La compañía que yo me permito es la complicidad. Vos, con tu soledad; yo, con la mía, encontrándonos cíclicamente, en puntos de intersección a los que yo llamaría belleza, sin dejar de estar solos: yo siempre lo estaré, vos siempre lo estarás. Serían, sólo, tu soledad cerca de la mía; solos, buscándonos y dejándonos atrás.

Es la complicidad mi método favorito de compañía: vos lejos, allá; yo cerca, acá. Encontrémonos constantemente, hasta que nos debamos marchar; igual, al final, siempre partimos. Hagamos una fiesta previa celebrando nuestra partida, aunque nos acabemos de encontrar.

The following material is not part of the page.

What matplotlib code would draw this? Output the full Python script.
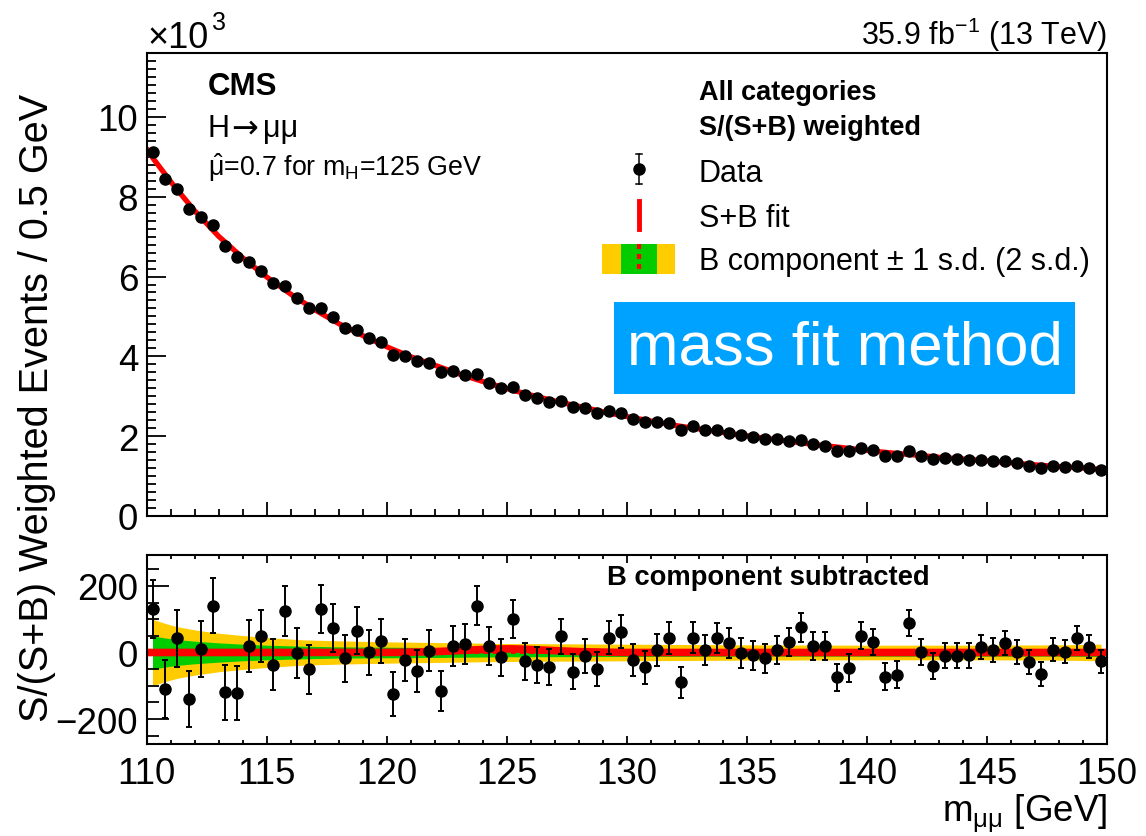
import numpy as np
import matplotlib
matplotlib.use("Agg")
import matplotlib.pyplot as plt
from matplotlib.patches import Rectangle
from matplotlib.lines import Line2D
from matplotlib.ticker import MultipleLocator

plt.rcParams['font.family'] = ['Liberation Sans', 'DejaVu Sans']
plt.rcParams['mathtext.fontset'] = 'custom'
plt.rcParams['mathtext.rm'] = 'Liberation Sans'
plt.rcParams['mathtext.it'] = 'Liberation Sans:italic'
plt.rcParams['mathtext.bf'] = 'Liberation Sans:bold'
plt.rcParams['axes.unicode_minus'] = True

# ---------------- data ----------------
bin_lo, bin_hi, bin_w = 110.0, 150.0, 0.5
mass = np.arange(bin_lo + bin_w / 2, bin_hi, bin_w)   # 80 bin centres

# weighted events (x10^3) per bin
data_top = [9.11, 8.45, 8.20, 7.68, 7.48, 7.29, 6.76, 6.48, 6.36, 6.15,
            5.84, 5.77, 5.46, 5.21, 5.21, 4.98, 4.71, 4.66, 4.45, 4.35,
            4.04, 4.02, 3.88, 3.83, 3.60, 3.63, 3.53, 3.56, 3.33, 3.21,
            3.24, 3.03, 2.95, 2.86, 2.89, 2.72, 2.70, 2.58, 2.62, 2.57,
            2.43, 2.35, 2.36, 2.33, 2.16, 2.25, 2.16, 2.16, 2.08, 2.03,
            1.97, 1.93, 1.93, 1.89, 1.90, 1.80, 1.76, 1.64, 1.64, 1.71,
            1.65, 1.51, 1.50, 1.63, 1.51, 1.43, 1.45, 1.43, 1.40, 1.40,
            1.37, 1.37, 1.32, 1.26, 1.20, 1.26, 1.22, 1.26, 1.20, 1.14]

# B-component-subtracted residuals per bin
resid = [131, -110, 43, -140, 10, 141, -120, -123, 20, 49,
         -37, 125, -2, -50, 131, 74, -17, 66, 1, 34,
         -125, -23, -57, 5, -116, 19, 26, 141, 20, -15,
         101, -27, -38, -43, 49, -58, -11, -50, 44, 63,
         -23, -45, 8, 43, -90, 44, 8, 44, 29, -2,
         -8, -17, 8, 31, 76, 20, 20, -75, -47, 51,
         31, -73, -67, 89, 1, -40, -10, -10, -8, 16,
         8, 28, 1, -28, -65, 8, 2, 44, 17, -26]

# statistical uncertainties per bin (weighted events)
err = [88, 87, 86, 85, 84, 83, 82, 81, 79, 78,
       77, 76, 75, 74, 73, 72, 71, 70, 68, 67,
       65, 64, 63, 62, 61, 60, 60, 59, 58, 57,
       56, 55, 55, 54, 53, 52, 52, 51, 50, 50,
       49, 49, 48, 48, 47, 47, 46, 46, 45, 45,
       44, 44, 43, 43, 43, 42, 42, 41, 41, 41,
       40, 40, 40, 39, 39, 39, 38, 38, 38, 37,
       37, 37, 36, 36, 36, 35, 35, 35, 35, 35]

# S+B fit curve (x10^3)
fit_x = [110, 110.25, 111, 112, 113, 114, 115, 116, 117, 118, 119, 120, 121, 122,
         123, 124, 125, 126, 127, 128, 129, 130, 131, 132, 133, 134, 135, 136,
         137, 138, 139, 140, 141, 142, 143, 144, 145, 146, 147, 148, 149, 150]
fit_y = [9.20, 8.98, 8.38, 7.65, 7.01, 6.47, 5.99, 5.56, 5.17, 4.82, 4.52, 4.24,
         3.99, 3.78, 3.56, 3.37, 3.19, 3.03, 2.88, 2.75, 2.61, 2.49, 2.38, 2.27,
         2.18, 2.09, 2.01, 1.93, 1.85, 1.78, 1.71, 1.64, 1.58, 1.53, 1.47, 1.43,
         1.38, 1.33, 1.28, 1.24, 1.20, 1.16]

# B component uncertainty bands (half widths) in the lower panel
band_x = [110.25, 110.75, 111.25, 112, 113, 114, 115, 116.5, 118, 120, 122,
          125, 130, 135, 140, 145, 148, 149.75]
band_2sd = [100, 88, 78, 68, 58, 51, 45, 38, 35, 32, 30, 27, 25, 23, 22, 22, 23, 25]
band_1sd = [50, 44, 39, 34, 29, 25, 22, 19, 17, 16, 15, 13, 12, 11, 11, 11, 11, 12]

# signal part of the S+B fit in the lower panel
sig_x = [110, 120, 121, 122, 123, 124, 124.5, 125, 125.5, 126, 127, 128, 129, 130, 150]
sig_y = [0, 0, 1, 2.5, 5.5, 9, 10.5, 11, 10.5, 9, 5.5, 2.5, 1, 0, 0]

# ---------------- figure ----------------
W, H = 1146, 837
fig = plt.figure(figsize=(W / 100, H / 100), dpi=100)


def fx(px):
    return px / W


def fy(py):
    return 1 - py / H


L, R = 146.5, 1107
ax1 = fig.add_axes([fx(L), fy(517), (R - L) / W, (517 - 54) / H])
ax2 = fig.add_axes([fx(L), fy(745), (R - L) / W, (745 - 556) / H])

RED = '#FF0000'
YEL = '#FFCC00'
GRN = '#00CC00'
MS = 8.0

# top panel
xf = np.linspace(bin_lo, bin_hi, 801)
ax1.plot(xf, np.interp(xf, fit_x, fit_y), color=RED, lw=3.8, zorder=2)
ax1.errorbar(mass, data_top, yerr=np.asarray(err) / 1000.0, fmt='o', color='black',
             ms=MS, elinewidth=1.2, capsize=0, zorder=3)
ax1.set_xlim(bin_lo, bin_hi)
ax1.set_ylim(0, 11.6)
ax1.xaxis.set_major_locator(MultipleLocator(5))
ax1.xaxis.set_minor_locator(MultipleLocator(1))
ax1.yaxis.set_major_locator(MultipleLocator(2))
ax1.yaxis.set_minor_locator(MultipleLocator(0.2))
ax1.tick_params(axis='both', which='both', direction='in', top=False, right=False,
                width=1.3, labelsize=26.5)
ax1.tick_params(axis='x', which='major', length=10, labelbottom=False)
ax1.tick_params(axis='x', which='minor', length=5)
ax1.tick_params(axis='y', which='major', length=13.5, pad=6)
ax1.tick_params(axis='y', which='minor', length=6.5)
for s in ax1.spines.values():
    s.set_linewidth(1.5)

# bottom panel
xb = np.linspace(band_x[0], band_x[-1], 600)
b2 = np.interp(xb, band_x, band_2sd)
b1 = np.interp(xb, band_x, band_1sd)
ax2.fill_between(xb, -b2, b2, color=YEL, lw=0, zorder=1)
ax2.fill_between(xb, -b1, b1, color=GRN, lw=0, zorder=1.1)
ax2.hlines(0, band_x[0], band_x[-1], colors=RED, linestyles=(0, (1.5, 1.5)), lw=2.2, zorder=1.2)
ax2.plot(xf, np.interp(xf, sig_x, sig_y), color=RED, lw=5.5, zorder=2)
ax2.errorbar(mass, resid, yerr=err, fmt='o', color='black', ms=MS, elinewidth=1.4,
             capsize=2.4, capthick=1.4, zorder=3)
ax2.set_xlim(bin_lo, bin_hi)
ax2.set_ylim(-275, 293)
ax2.xaxis.set_major_locator(MultipleLocator(5))
ax2.xaxis.set_minor_locator(MultipleLocator(1))
ax2.yaxis.set_major_locator(MultipleLocator(200))
ax2.yaxis.set_minor_locator(MultipleLocator(50))
ax2.tick_params(axis='both', which='both', direction='in', top=True, right=False,
                width=1.3, labelsize=26.5)
ax2.tick_params(axis='x', which='major', length=6, pad=9)
ax2.tick_params(axis='x', which='minor', length=3)
ax2.tick_params(axis='y', which='major', length=16, pad=6)
ax2.tick_params(axis='y', which='minor', length=8.5)
for s in ax2.spines.values():
    s.set_linewidth(1.5)


def T(x, y, s, **kw):
    kw.setdefault('va', 'baseline')
    return fig.text(fx(x), fy(y), s, **kw)


# axis labels
T(37, 408, 'S/(S+B) Weighted Events / 0.5 GeV', rotation=90, ha='center', va='center', fontsize=28.5)
T(1107, 822, r'm$_{\mathrm{\mu\mu}}$ [GeV]', ha='right', fontsize=26.5)

# header texts
T(147, 48, '×10', fontsize=26)
T(212, 30, '3', fontsize=18)
T(1107, 45, r'35.9 fb$^{-1}$ (13 TeV)', ha='right', fontsize=22)
T(208, 95, 'CMS', fontsize=22.5, fontweight='bold')
T(208, 137, 'H', fontsize=22)
T(231, 137, '→', fontsize=23, family=['DejaVu Sans'])
T(263, 137, 'μμ', fontsize=22)
T(208, 176, r'$\hat{\mathrm{\mu}}$=0.7 for m$_{\mathrm{H}}$=125 GeV', fontsize=19.3)

# legend
T(699, 100, 'All categories', fontsize=19.5, fontweight='bold')
T(699, 135, 'S/(S+B) weighted', fontsize=19.5, fontweight='bold')
T(699, 182, 'Data', fontsize=22)
T(699, 227, 'S+B fit', fontsize=22)
T(699, 270, 'B component ± 1 s.d. (2 s.d.)', fontsize=22)

mx = 638.6
fig.add_artist(Line2D([fx(mx), fx(mx)], [fy(155), fy(185)], color='black', lw=1.1,
                      transform=fig.transFigure))
for yy in (155, 185):
    fig.add_artist(Line2D([fx(mx - 3), fx(mx + 3)], [fy(yy), fy(yy)], color='black', lw=1.1,
                          transform=fig.transFigure))
fig.add_artist(Line2D([fx(mx)], [fy(170)], marker='o', color='black', ms=MS,
                      transform=fig.transFigure))
fig.add_artist(Line2D([fx(mx), fx(mx)], [fy(201.7), fy(230)], color=RED, lw=3.5,
                      transform=fig.transFigure))
fig.add_artist(Rectangle((fx(602), fy(275)), (675 - 602) / W, 30 / H, color=YEL, lw=0,
                         transform=fig.transFigure))
fig.add_artist(Rectangle((fx(621), fy(275)), (657 - 621) / W, 30 / H, color=GRN, lw=0,
                         transform=fig.transFigure))
fig.add_artist(Line2D([fx(mx), fx(mx)], [fy(245), fy(275)], color=RED, lw=3,
                      ls=(0, (1.2, 1.2)), transform=fig.transFigure))

# method box
fig.add_artist(Rectangle((fx(614), fy(395)), (1075 - 614) / W, (395 - 303) / H,
                         color='#00A2FF', lw=0, transform=fig.transFigure))
T(844.5, 349, 'mass fit method', ha='center', va='center', fontsize=44.5, color='white')

# lower panel title
T(768.5, 585, 'B component subtracted', ha='center', fontsize=19.7, fontweight='bold')

fig.savefig('out.png', dpi=100)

miércoles, 9 de enero de 2013

Consumiéndonos la noche

La piel como excusa
su piel como la mía.
Una sonrisa como miedo
de ella a algo
de mí a ella.

La seducción en los ojos
y el deseo ascendiendo por el pecho.
Un impulso perdido en el recuerdo.
Pronto
la siguiente imagen
sus labios
abrasivos, húmedos, cercanos, tibios
y luego
continúa
consumiéndonos la noche,
en una mezcla de complicidad y deseo,
con lo que parecieran
fragmentos cortos de eternidad.

Entonces, la vida sigue
como sigue cada día.
Su nombre sigue siendo lo mismo
sus ojos me han de mirar igual
ni será la mujer de mi vida
ni le pediré que no se marche jamás.
Pero algo sí cambió
y es que al otro día
el calor de su boca,
o lo que quedó de él,
se mezcló con el de la mañana
y se secó, entre mis dientes y mis labios,
un aroma a ella
con el que me bastará.

martes, 8 de enero de 2013

Yo como contradicción

¿Qué tan complicado es de entender? Lo único que deseo es que nadie espere que puedo ser su soporte, aunque lo pueda ser; así como lo hago yo. No soporto que la gente espere; no soporto que me conozcan, porque sé que no lo hacen, ni siquiera yo lo hago. No me gusta esperar nada, no me gusta que esperen de mí. No entiendo qué razones habría para querer esperar algo de alguien. No me cabe en la cabeza, no me cabes en la cabeza, no me caben en la cabeza, no me quepo en la cabeza.

Soy un hombre cínico, cascarrabias, caprichoso, terco y egoísta ¿Qué tan complicado de entender es? Puedo tener el deseo de alegrarle la vida  alguien, puede nacer en mí el deseo de sacarle una sonrisa; pero no puedo soportar que espere que lo haga. No puedo. Me queda imposible entender. No quiero ser nada para nadie, ni para mí. Quiero sorprender a alguien con un gesto que le alegre, así como también quiero sorprenderle con una mirada llena de vacío ¿Qué es tan complicado de entender?

No soporto que intenten entenderme, simplemente no soporto defraudar a nadie. No espere de mí, le defraudaré, eso sí puedo prometerlo.

Si puede hacerme un favor, le pediría que no espere nada de mí; yo haré, sencillamente, lo mismo. Siempre lo hago.

No me entienda, no lo podrá hacer, se lo aseguro. Ni siquiera yo intento hacerlo.

No me espere, no esperaré por usted.